--- start of Data block ---
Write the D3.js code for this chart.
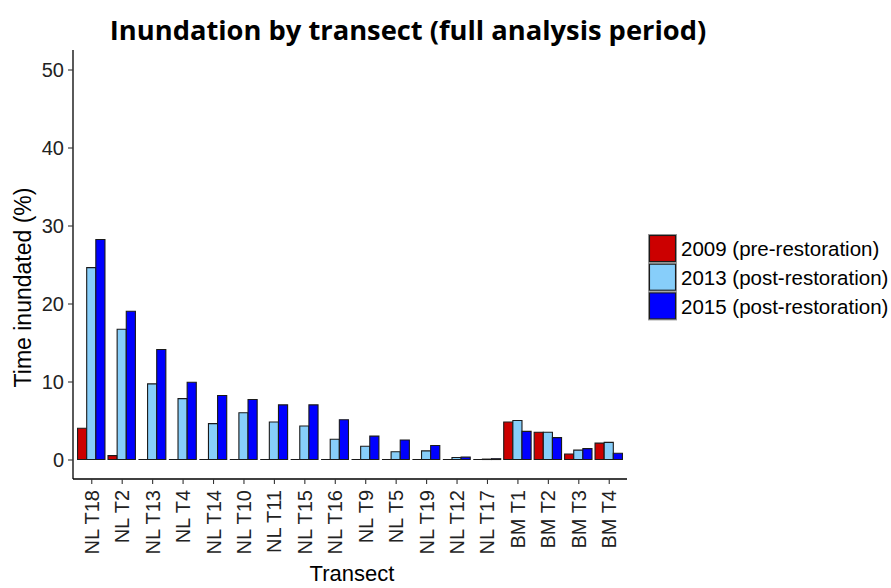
<!DOCTYPE html>
<html>
<head>
<meta charset="utf-8">
<script src="https://cdn.jsdelivr.net/npm/d3@7"></script>
<style>
  body { margin: 0; background: #fff; }
  svg { display: block; }
</style>
</head>
<body>
<svg id="chart" width="891" height="588"></svg>
<script>
// transect names, in plotting order
const transects = ["NL T18", "NL T2", "NL T13", "NL T4", "NL T14", "NL T10", "NL T11", "NL T15",
                   "NL T16", "NL T9", "NL T5", "NL T19", "NL T12", "NL T17", "BM T1", "BM T2", "BM T3", "BM T4"];
const years = ["2009 (pre-restoration)", "2013 (post-restoration)", "2015 (post-restoration)"];
// time inundated (%)
const pct2009 = [4.0, 0.5, 0, 0, 0, 0, 0, 0, 0, 0, 0, 0, 0, 0, 4.8, 3.5, 0.7, 2.1];
const pct2013 = [24.6, 16.7, 9.7, 7.8, 4.6, 6.0, 4.8, 4.3, 2.6, 1.7, 1.0, 1.1, 0.25, 0.05, 5.0, 3.5, 1.2, 2.2];
const pct2015 = [28.2, 19.0, 14.1, 9.9, 8.2, 7.7, 7.0, 7.0, 5.1, 3.0, 2.5, 1.8, 0.3, 0.1, 3.6, 2.8, 1.4, 0.8];
const yTicks = [0, 10, 20, 30, 40, 50];
const colours = ["#CC0000", "#87CEFA", "#0000FF"];

const series = [pct2009, pct2013, pct2015];
let rows = [];
transects.forEach((t, i) => {
  years.forEach((y, j) => {
    rows.push({transect: t, year: y, value: series[j][i]});
  });
});

const svg = d3.select("#chart");
const plotLeft = 73, plotRight = 627, plotTop = 50, plotBottom = 479;
const font = "Liberation Sans, Arial, sans-serif";

// discrete axis like ggplot: 0.6 units of padding each side
let x = d3.scalePoint().domain(transects).range([plotLeft, plotRight]).padding(0.6);
let step = x.step();
let xInner = d3.scaleBand().domain(years).range([-0.45 * step, 0.45 * step]);

let y = d3.scaleLinear().domain([-2.5, 52.5]).range([plotBottom, plotTop]);
let colour = d3.scaleOrdinal().domain(years).range(colours);

// bars as paths so the zero ones still show their outline
svg.append("g")
  .selectAll("path")
  .data(rows)
  .join("path")
    .attr("d", d => {
      let x0 = x(d.transect) + xInner(d.year), w = xInner.bandwidth();
      let y0 = y(0), y1 = y(d.value);
      return `M${x0},${y0}H${x0 + w}V${y1}H${x0}Z`;
    })
    .attr("fill", d => colour(d.year))
    .attr("stroke", "#1a1a1a")
    .attr("stroke-width", 1.1);

// y axis
let yAxis = svg.append("g")
  .attr("transform", `translate(${plotLeft},0)`)
  .call(d3.axisLeft(y).tickValues(yTicks).tickSize(5).tickPadding(4));
yAxis.select(".domain").attr("d", `M0,${plotTop}V${plotBottom}`).attr("stroke", "#000").attr("stroke-width", 1.3);
yAxis.selectAll(".tick line").attr("stroke", "#333").attr("stroke-width", 1.1);
yAxis.selectAll("text")
  .attr("font-family", font)
  .attr("font-size", 20)
  .attr("fill", "#222")
  .attr("dy", "0.35em");

// x axis
let xAxis = svg.append("g")
  .attr("transform", `translate(0,${plotBottom})`)
  .call(d3.axisBottom(x).tickSize(5).tickPadding(5));
xAxis.select(".domain").attr("d", `M${plotLeft},0H${plotRight}`).attr("stroke", "#000").attr("stroke-width", 1.3);
xAxis.selectAll(".tick line").attr("stroke", "#333").attr("stroke-width", 1.1);
xAxis.selectAll("text")
  .attr("font-family", font)
  .attr("font-size", 20)
  .attr("fill", "#222")
  .attr("transform", "rotate(-90)")
  .attr("text-anchor", "end")
  .attr("x", -11)
  .attr("y", 0)
  .attr("dy", "0.35em");

// axis titles
svg.append("text")
  .attr("x", (plotLeft + plotRight) / 2 + 2)
  .attr("y", 581)
  .attr("text-anchor", "middle")
  .attr("font-family", font)
  .attr("font-size", 22)
  .attr("fill", "#000")
  .text("Transect");

svg.append("text")
  .attr("transform", `translate(31,${(plotTop + plotBottom) / 2 + 23}) rotate(-90)`)
  .attr("text-anchor", "middle")
  .attr("font-family", font)
  .attr("font-size", 23)
  .attr("fill", "#000")
  .text("Time inundated (%)");

// title
svg.append("text")
  .attr("x", 408)
  .attr("y", 40)
  .attr("text-anchor", "middle")
  .attr("font-family", "Open Sans, sans-serif")
  .attr("font-weight", "bold")
  .attr("font-size", 27.3)
  .attr("fill", "#000")
  .text("Inundation by transect (full analysis period)");

// legend
let legend = svg.append("g").attr("transform", "translate(648,234)");
years.forEach((yr, i) => {
  let g = legend.append("g").attr("transform", `translate(0,${i * 28.7})`);
  g.append("rect")
    .attr("x", 0.5).attr("y", 0.5)
    .attr("width", 28).attr("height", 28)
    .attr("fill", "#f2f2f2").attr("stroke", "#999");
  g.append("rect")
    .attr("x", 1.5).attr("y", 1.5)
    .attr("width", 26).attr("height", 26)
    .attr("fill", colour(yr))
    .attr("stroke", "#1a1a1a").attr("stroke-width", 1.1);
  g.append("text")
    .attr("x", 33)
    .attr("y", 15)
    .attr("dy", "0.35em")
    .attr("font-family", font)
    .attr("font-size", 20.5)
    .attr("fill", "#000")
    .text(yr);
});
</script>
</body>
</html>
--- end of Data block ---
_Problem description_
With the pictures left out, transcribe the material exactly.

_Solution to this problem_
Write the D3.js code for this chart.
<!DOCTYPE html>
<html>
<head>
<meta charset="utf-8">
<script src="https://cdn.jsdelivr.net/npm/d3@7"></script>
<style>
  body { margin: 0; background: #fff; }
  svg { display: block; }
</style>
</head>
<body>
<svg id="chart" width="891" height="588"></svg>
<script>
// transect names, in plotting order
const transects = ["NL T18", "NL T2", "NL T13", "NL T4", "NL T14", "NL T10", "NL T11", "NL T15",
                   "NL T16", "NL T9", "NL T5", "NL T19", "NL T12", "NL T17", "BM T1", "BM T2", "BM T3", "BM T4"];
const years = ["2009 (pre-restoration)", "2013 (post-restoration)", "2015 (post-restoration)"];
// time inundated (%)
const pct2009 = [4.0, 0.5, 0, 0, 0, 0, 0, 0, 0, 0, 0, 0, 0, 0, 4.8, 3.5, 0.7, 2.1];
const pct2013 = [24.6, 16.7, 9.7, 7.8, 4.6, 6.0, 4.8, 4.3, 2.6, 1.7, 1.0, 1.1, 0.25, 0.05, 5.0, 3.5, 1.2, 2.2];
const pct2015 = [28.2, 19.0, 14.1, 9.9, 8.2, 7.7, 7.0, 7.0, 5.1, 3.0, 2.5, 1.8, 0.3, 0.1, 3.6, 2.8, 1.4, 0.8];
const yTicks = [0, 10, 20, 30, 40, 50];
const colours = ["#CC0000", "#87CEFA", "#0000FF"];

const series = [pct2009, pct2013, pct2015];
let rows = [];
transects.forEach((t, i) => {
  years.forEach((y, j) => {
    rows.push({transect: t, year: y, value: series[j][i]});
  });
});

const svg = d3.select("#chart");
const plotLeft = 73, plotRight = 627, plotTop = 50, plotBottom = 479;
const font = "Liberation Sans, Arial, sans-serif";

// discrete axis like ggplot: 0.6 units of padding each side
let x = d3.scalePoint().domain(transects).range([plotLeft, plotRight]).padding(0.6);
let step = x.step();
let xInner = d3.scaleBand().domain(years).range([-0.45 * step, 0.45 * step]);

let y = d3.scaleLinear().domain([-2.5, 52.5]).range([plotBottom, plotTop]);
let colour = d3.scaleOrdinal().domain(years).range(colours);

// bars as paths so the zero ones still show their outline
svg.append("g")
  .selectAll("path")
  .data(rows)
  .join("path")
    .attr("d", d => {
      let x0 = x(d.transect) + xInner(d.year), w = xInner.bandwidth();
      let y0 = y(0), y1 = y(d.value);
      return `M${x0},${y0}H${x0 + w}V${y1}H${x0}Z`;
    })
    .attr("fill", d => colour(d.year))
    .attr("stroke", "#1a1a1a")
    .attr("stroke-width", 1.1);

// y axis
let yAxis = svg.append("g")
  .attr("transform", `translate(${plotLeft},0)`)
  .call(d3.axisLeft(y).tickValues(yTicks).tickSize(5).tickPadding(4));
yAxis.select(".domain").attr("d", `M0,${plotTop}V${plotBottom}`).attr("stroke", "#000").attr("stroke-width", 1.3);
yAxis.selectAll(".tick line").attr("stroke", "#333").attr("stroke-width", 1.1);
yAxis.selectAll("text")
  .attr("font-family", font)
  .attr("font-size", 20)
  .attr("fill", "#222")
  .attr("dy", "0.35em");

// x axis
let xAxis = svg.append("g")
  .attr("transform", `translate(0,${plotBottom})`)
  .call(d3.axisBottom(x).tickSize(5).tickPadding(5));
xAxis.select(".domain").attr("d", `M${plotLeft},0H${plotRight}`).attr("stroke", "#000").attr("stroke-width", 1.3);
xAxis.selectAll(".tick line").attr("stroke", "#333").attr("stroke-width", 1.1);
xAxis.selectAll("text")
  .attr("font-family", font)
  .attr("font-size", 20)
  .attr("fill", "#222")
  .attr("transform", "rotate(-90)")
  .attr("text-anchor", "end")
  .attr("x", -11)
  .attr("y", 0)
  .attr("dy", "0.35em");

// axis titles
svg.append("text")
  .attr("x", (plotLeft + plotRight) / 2 + 2)
  .attr("y", 581)
  .attr("text-anchor", "middle")
  .attr("font-family", font)
  .attr("font-size", 22)
  .attr("fill", "#000")
  .text("Transect");

svg.append("text")
  .attr("transform", `translate(31,${(plotTop + plotBottom) / 2 + 23}) rotate(-90)`)
  .attr("text-anchor", "middle")
  .attr("font-family", font)
  .attr("font-size", 23)
  .attr("fill", "#000")
  .text("Time inundated (%)");

// title
svg.append("text")
  .attr("x", 408)
  .attr("y", 40)
  .attr("text-anchor", "middle")
  .attr("font-family", "Open Sans, sans-serif")
  .attr("font-weight", "bold")
  .attr("font-size", 27.3)
  .attr("fill", "#000")
  .text("Inundation by transect (full analysis period)");

// legend
let legend = svg.append("g").attr("transform", "translate(648,234)");
years.forEach((yr, i) => {
  let g = legend.append("g").attr("transform", `translate(0,${i * 28.7})`);
  g.append("rect")
    .attr("x", 0.5).attr("y", 0.5)
    .attr("width", 28).attr("height", 28)
    .attr("fill", "#f2f2f2").attr("stroke", "#999");
  g.append("rect")
    .attr("x", 1.5).attr("y", 1.5)
    .attr("width", 26).attr("height", 26)
    .attr("fill", colour(yr))
    .attr("stroke", "#1a1a1a").attr("stroke-width", 1.1);
  g.append("text")
    .attr("x", 33)
    .attr("y", 15)
    .attr("dy", "0.35em")
    .attr("font-family", font)
    .attr("font-size", 20.5)
    .attr("fill", "#000")
    .text(yr);
});
</script>
</body>
</html>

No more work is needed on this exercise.